In Tiffany’s approach is point two: a feature wall works best as backdrop (in her instance, that’s to the banquette) rather than as a standalone feature, we’re definitely not looking at the ‘accent wall’ of yore.  Rather, it needs to be “a layer amid other layers of richness of decoration,” describes Susan Deliss.  Her example is on her landing, and she has used wallpaper - Fornasetti’s Mediterranea – and combined it with “an 18th century French Régence marble table and a 16th century hand-carved gilt mirror.  “The wallpaper can’t be the end point,” she emphasises.

And there, courtesy of Susan, we have rule three: do not pick a random wall – but know that, well-employed, a feature wall can lend itself to useful demarcation.  Tamsin has achieved great effect via this method in a mews house in South Kensington, where she turned a narrow space between the sitting area and kitchen into a dining area “by commandeering the ‘dead’ wall between the two spaces.  I built a long bench seat and bookshelves along it,” she explains – and those are painted a different colour to the rest of the room (though, to return to rule one, there is no jarring juxtaposition.)

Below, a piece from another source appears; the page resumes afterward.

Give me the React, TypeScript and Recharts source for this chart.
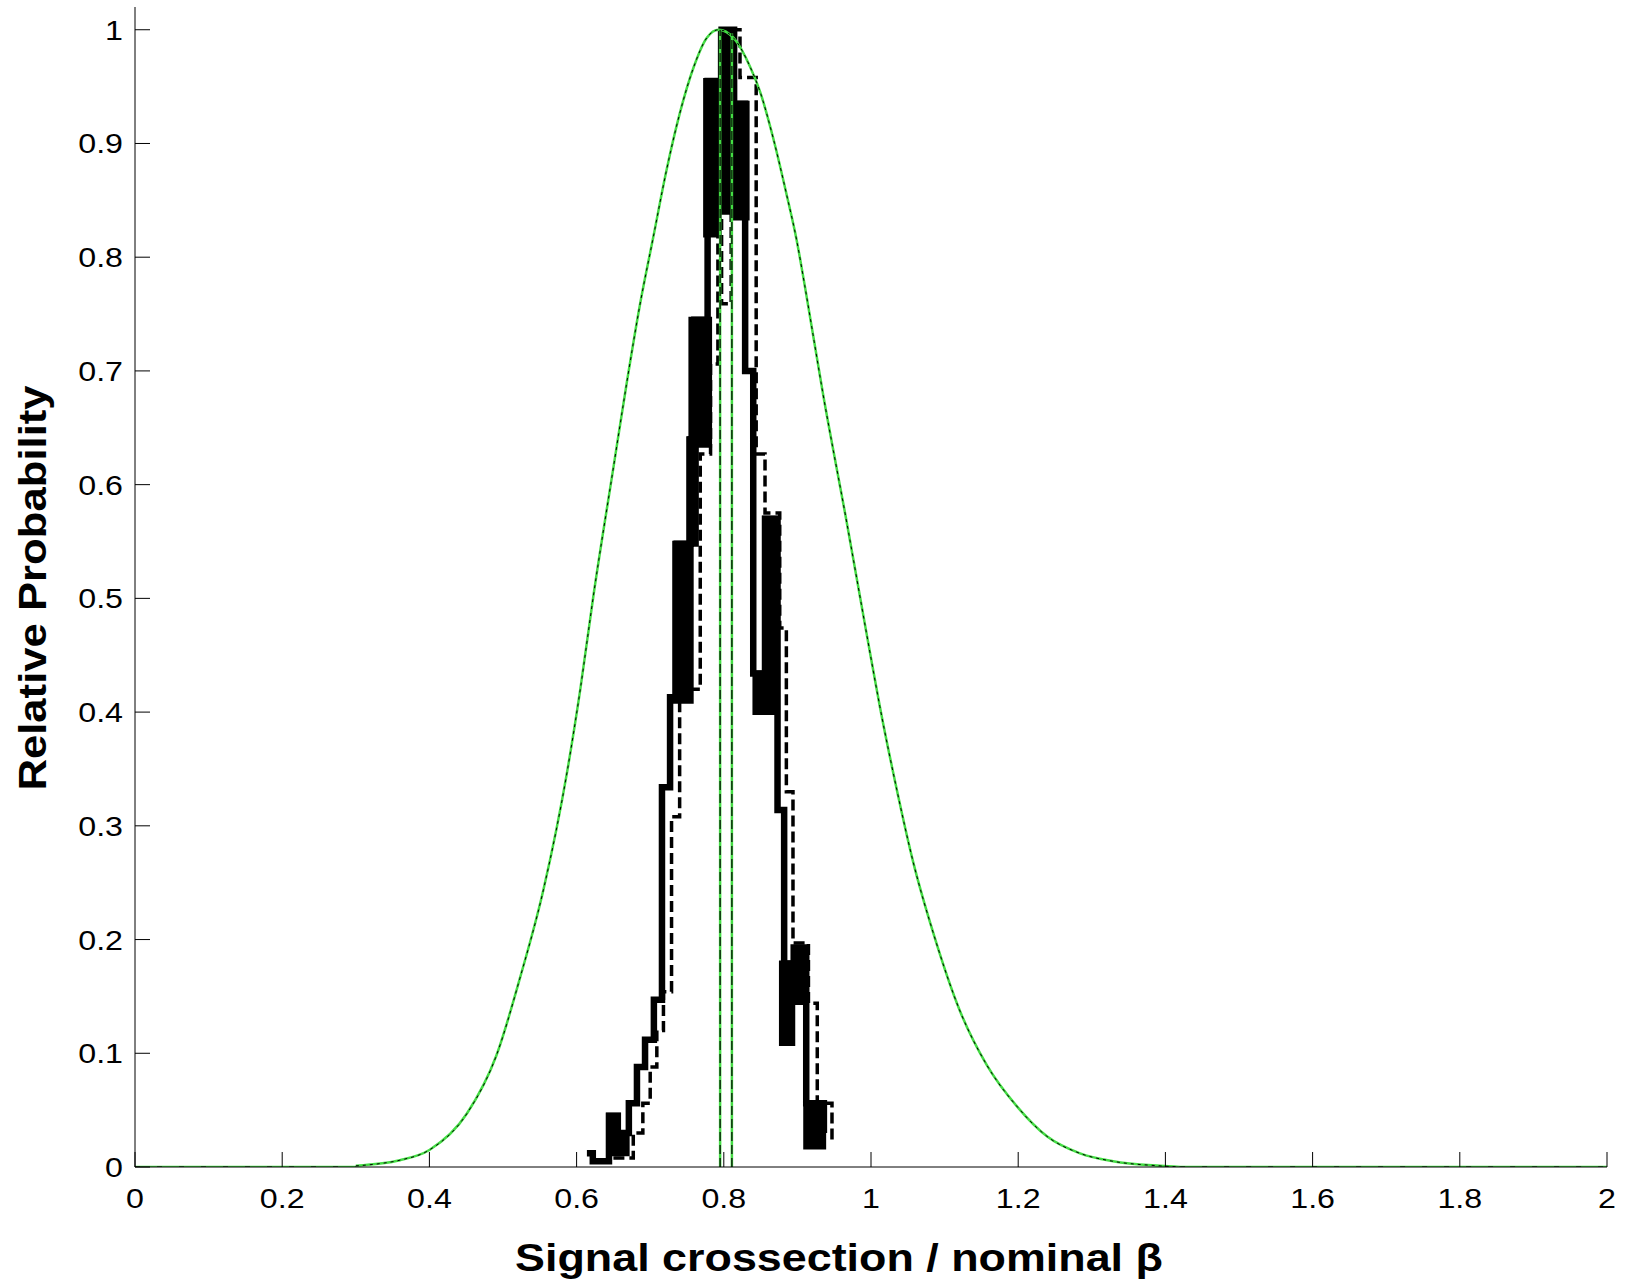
import React from 'react';
import { ComposedChart, Line, XAxis, YAxis, ReferenceArea } from 'recharts';

const WIDTH = 1629;
const HEIGHT = 1283;
const PLOT_LEFT = 135;
const PLOT_RIGHT = 1607;
const PLOT_TOP = 7;
const PLOT_BOTTOM = 1167;
const TICK_LEN = 15;
const FONT = '"Liberation Sans", Arial, Helvetica, sans-serif';
const GREEN = '#44dd44';

const xTicks = [0, 0.2, 0.4, 0.6, 0.8, 1, 1.2, 1.4, 1.6, 1.8, 2];
const yTicks = [0, 0.1, 0.2, 0.3, 0.4, 0.5, 0.6, 0.7, 0.8, 0.9, 1];

// smooth curve (green line with black dashes on top)
const curveX = [0.3, 0.333, 0.36, 0.4, 0.451, 0.491, 0.523, 0.555, 0.587, 0.605, 0.623, 0.65, 0.668, 0.686, 0.704, 0.722, 0.74, 0.759, 0.777, 0.793, 0.813, 0.836, 0.849, 0.867, 0.885, 0.899, 0.91, 0.935, 0.967, 0.994, 1.012, 1.035, 1.057, 1.085, 1.121, 1.157, 1.2, 1.239, 1.284, 1.329, 1.393, 1.42];
const curveY = [0.001, 0.003, 0.006, 0.015, 0.047, 0.098, 0.166, 0.244, 0.347, 0.42, 0.503, 0.615, 0.689, 0.758, 0.817, 0.876, 0.926, 0.967, 0.993, 1.0, 0.993, 0.967, 0.946, 0.905, 0.856, 0.815, 0.775, 0.679, 0.567, 0.469, 0.405, 0.332, 0.269, 0.205, 0.137, 0.09, 0.052, 0.027, 0.012, 0.005, 0.001, 0];
const tailLeftX = [0, 0.3];
const tailRightX = [1.42, 2];

// the two vertical markers
const markerX = [0.795, 0.811];
const markerTop = [1.0, 0.997];

// solid histogram (step after)
const solidX = [0.614, 0.622, 0.644, 0.656, 0.662, 0.671, 0.682, 0.693, 0.705, 0.716, 0.727, 0.736, 0.755, 0.76, 0.778, 0.797, 0.814, 0.829, 0.84, 0.856, 0.873, 0.882, 0.895, 0.912, 0.936];
const solidY = [0.012, 0.005, 0.045, 0.02, 0.03, 0.056, 0.088, 0.112, 0.147, 0.334, 0.413, 0.548, 0.64, 0.745, 0.955, 1.0, 0.935, 0.7, 0.434, 0.57, 0.314, 0.179, 0.193, 0.056, 0.03];

// places where the solid histogram flips so fast it looks filled: [x1, x2, y1, y2]
const solidBlobs: [number, number, number, number][] = [
  [0.644, 0.656, 0.012, 0.045],
  [0.656, 0.668, 0.012, 0.03],
  [0.734, 0.755, 0.41, 0.548],
  [0.753, 0.762, 0.548, 0.64],
  [0.756, 0.78, 0.635, 0.745],
  [0.776, 0.793, 0.82, 0.955],
  [0.796, 0.81, 0.84, 0.998],
  [0.816, 0.831, 0.835, 0.935],
  [0.843, 0.857, 0.4, 0.434],
  [0.856, 0.872, 0.4, 0.57],
  [0.879, 0.893, 0.109, 0.179],
  [0.896, 0.91, 0.145, 0.19],
  [0.912, 0.935, 0.018, 0.056],
];

// dashed histogram (step after)
const dashedX = [0.65, 0.677, 0.69, 0.7, 0.709, 0.718, 0.729, 0.74, 0.768, 0.782, 0.792, 0.797, 0.81, 0.822, 0.844, 0.856, 0.876, 0.885, 0.894, 0.915, 0.927, 0.947];
const dashedY = [0.008, 0.03, 0.056, 0.088, 0.12, 0.154, 0.308, 0.42, 0.627, 0.706, 0.95, 0.759, 1.0, 0.958, 0.627, 0.575, 0.474, 0.33, 0.197, 0.144, 0.056, 0.021];

const toPoints = (xs: number[], ys: number[]) => xs.map((x, i) => ({ x, y: ys[i] }));

const curveData = toPoints(curveX, curveY);
const tailLeft = tailLeftX.map((x) => ({ x, y: 0 }));
const tailRight = tailRightX.map((x) => ({ x, y: 0 }));
const markers = markerX.map((x, i) => [{ x, y: 0 }, { x, y: markerTop[i] }]);
const solidData = toPoints(solidX, solidY);
const dashedData = toPoints(dashedX, dashedY);

const BottomTick = (props: any) => {
  const { x, payload } = props;
  return (
    <g>
      <line x1={x} x2={x} y1={PLOT_BOTTOM} y2={PLOT_BOTTOM - TICK_LEN} stroke="#000" />
      <text
        transform={`translate(${x},${PLOT_BOTTOM + 41}) scale(1.15,1)`}
        textAnchor="middle"
        fontFamily={FONT}
        fontSize={28}
        fill="#000"
      >
        {payload.value}
      </text>
    </g>
  );
};

const TopTick = (props: any) => (
  <line x1={props.x} x2={props.x} y1={PLOT_TOP} y2={PLOT_TOP + TICK_LEN} stroke="#000" />
);

const LeftTick = (props: any) => {
  const { y, payload } = props;
  return (
    <g>
      <line x1={PLOT_LEFT} x2={PLOT_LEFT + TICK_LEN} y1={y} y2={y} stroke="#000" />
      <text
        transform={`translate(${PLOT_LEFT - 12},${y + 10}) scale(1.15,1)`}
        textAnchor="end"
        fontFamily={FONT}
        fontSize={28}
        fill="#000"
      >
        {payload.value}
      </text>
    </g>
  );
};

const RightTick = (props: any) => (
  <line x1={PLOT_RIGHT} x2={PLOT_RIGHT - TICK_LEN} y1={props.y} y2={props.y} stroke="#000" />
);

const xTitle = () => (
  <text
    transform={`translate(839,1271) scale(1.15,1)`}
    textAnchor="middle"
    fontFamily={FONT}
    fontWeight="bold"
    fontSize={39}
    fill="#000"
  >
    Signal crossection / nominal β
  </text>
);

const yTitle = () => (
  <text
    transform={`translate(46,588) rotate(-90) scale(1.12,1)`}
    textAnchor="middle"
    fontFamily={FONT}
    fontWeight="bold"
    fontSize={39}
    fill="#000"
  >
    Relative Probability
  </text>
);

const App: React.FC = () => {
  return (
    <div style={{ position: 'absolute', left: 0, top: 0, width: WIDTH, height: HEIGHT, background: '#fff' }}>
      <ComposedChart
        width={WIDTH}
        height={HEIGHT}
        margin={{ top: PLOT_TOP, right: WIDTH - PLOT_RIGHT, bottom: 0, left: 0 }}
      >
        <XAxis
          xAxisId="b"
          dataKey="x"
          type="number"
          domain={[0, 2]}
          ticks={xTicks}
          interval={0}
          allowDataOverflow
          height={HEIGHT - PLOT_BOTTOM}
          tickLine={false}
          tickSize={0}
          axisLine={{ stroke: '#000' }}
          tick={<BottomTick />}
          label={xTitle}
        />
        <XAxis
          xAxisId="t"
          orientation="top"
          dataKey="x"
          type="number"
          domain={[0, 2]}
          ticks={xTicks}
          interval={0}
          allowDataOverflow
          height={0}
          tickLine={false}
          tickSize={0}
          axisLine={{ stroke: '#000' }}
          tick={<TopTick />}
        />
        <YAxis
          yAxisId="l"
          type="number"
          domain={[0, 1.02]}
          ticks={yTicks}
          interval={0}
          allowDataOverflow
          width={PLOT_LEFT}
          tickLine={false}
          tickSize={0}
          axisLine={{ stroke: '#000' }}
          tick={<LeftTick />}
          label={yTitle}
        />
        <YAxis
          yAxisId="r"
          orientation="right"
          type="number"
          domain={[0, 1.02]}
          ticks={yTicks}
          interval={0}
          allowDataOverflow
          width={0}
          tickLine={false}
          tickSize={0}
          axisLine={{ stroke: '#000' }}
          tick={<RightTick />}
        />

        {solidBlobs.map(([x1, x2, y1, y2], i) => (
          <ReferenceArea
            key={`blob-${i}`}
            xAxisId="b"
            yAxisId="l"
            x1={x1}
            x2={x2}
            y1={y1}
            y2={y2}
            fill="#000"
            fillOpacity={1}
            stroke="#000"
            strokeWidth={6}
            ifOverflow="visible"
          />
        ))}

        <Line
          xAxisId="b"
          yAxisId="l"
          data={solidData}
          dataKey="y"
          type="stepAfter"
          stroke="#000"
          strokeWidth={6.5}
          dot={false}
          activeDot={false}
          isAnimationActive={false}
        />
        <Line
          xAxisId="b"
          yAxisId="l"
          data={dashedData}
          dataKey="y"
          type="stepAfter"
          stroke="#000"
          strokeWidth={3.5}
          strokeDasharray="11 5"
          dot={false}
          activeDot={false}
          isAnimationActive={false}
        />

        {[tailLeft, curveData, tailRight].map((d, i) => (
          <Line
            key={`curve-g-${i}`}
            xAxisId="b"
            yAxisId="l"
            data={d}
            dataKey="y"
            type="monotone"
            stroke={GREEN}
            strokeWidth={2.5}
            dot={false}
            activeDot={false}
            isAnimationActive={false}
          />
        ))}
        {[tailLeft, curveData, tailRight].map((d, i) => (
          <Line
            key={`curve-k-${i}`}
            xAxisId="b"
            yAxisId="l"
            data={d}
            dataKey="y"
            type="monotone"
            stroke="#000"
            strokeWidth={1}
            strokeDasharray={i === 1 ? '3 4' : '5 17'}
            dot={false}
            activeDot={false}
            isAnimationActive={false}
          />
        ))}

        {markers.map((d, i) => (
          <Line
            key={`marker-g-${i}`}
            xAxisId="b"
            yAxisId="l"
            data={d}
            dataKey="y"
            type="linear"
            stroke={GREEN}
            strokeWidth={2.5}
            dot={false}
            activeDot={false}
            isAnimationActive={false}
          />
        ))}
        {markers.map((d, i) => (
          <Line
            key={`marker-k-${i}`}
            xAxisId="b"
            yAxisId="l"
            data={d}
            dataKey="y"
            type="linear"
            stroke="#000"
            strokeWidth={1.2}
            strokeDasharray="9 4"
            dot={false}
            activeDot={false}
            isAnimationActive={false}
          />
        ))}
      </ComposedChart>
    </div>
  );
};

export default App;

A good bookshelf can be a feature wall, as in this Pembrokeshire cottage by John McCall

Michael Sinclair

So there you have it: how to make it work via four examples, and three rules – though I still might suggest proceeding with caution. I’d also like to point out that there are other ways of incorporating a bold colour or some wallpaper, when you either don’t want or can’t afford to go the whole hog. Tiffany reminds us of the fifth wall, i.e. the ceiling, “which is an excellent opportunity for a striking colour choice, a gloss finish, or a wallpaper in a small space.”  Then, woodwork works well for a lesser commitment in terms of a colour, cupboard doors or the insides of shelves can be made rather beautiful by papering them, finally, if the design lends itself to it – and a Chinoiserie, for instance, does – you could frame panels of the paper.  I’ve satisfied my longing, incidentally, by using a sample of the wallpaper I wanted to use to bind a notebook – and I’m also planning to hand paint elements from the paper onto my bedroom walls.  (I’m just waiting for Tess Newall’s Create Academy course to give me some helpful pointers.)

But it may be that you get to here and think that you still want a feature wall, and maybe it’s not going to be a backdrop, and it’s not going to blend in, but you are confident that it’s going to make you happy anyway – in which I say go for it.  You’re not doing something that can’t be undone, there’s no progress unless rules are challenged, and “the best interiors demonstrate a fearless enthusiasm for design and a willingness to experiment throughout,” says Tamsin.  What’s more, it’s your home – and it’s bringing you joy should be prioritised over the opinions of others.  I should also confess that, despite what I said in the opening paragraph, I have got a feature wall, in that my dining room wallpaper runs onto one (and only one) of the kitchen walls.  It’s essentially an accidental feature wall, but either way, I love it.

I hope that this has helped – both you and the others who have written on this subject.  For to conclude – yes, feature walls can be awful, but they can also be a triumph.  As with so many things in interior design, it’s about execution and personal taste.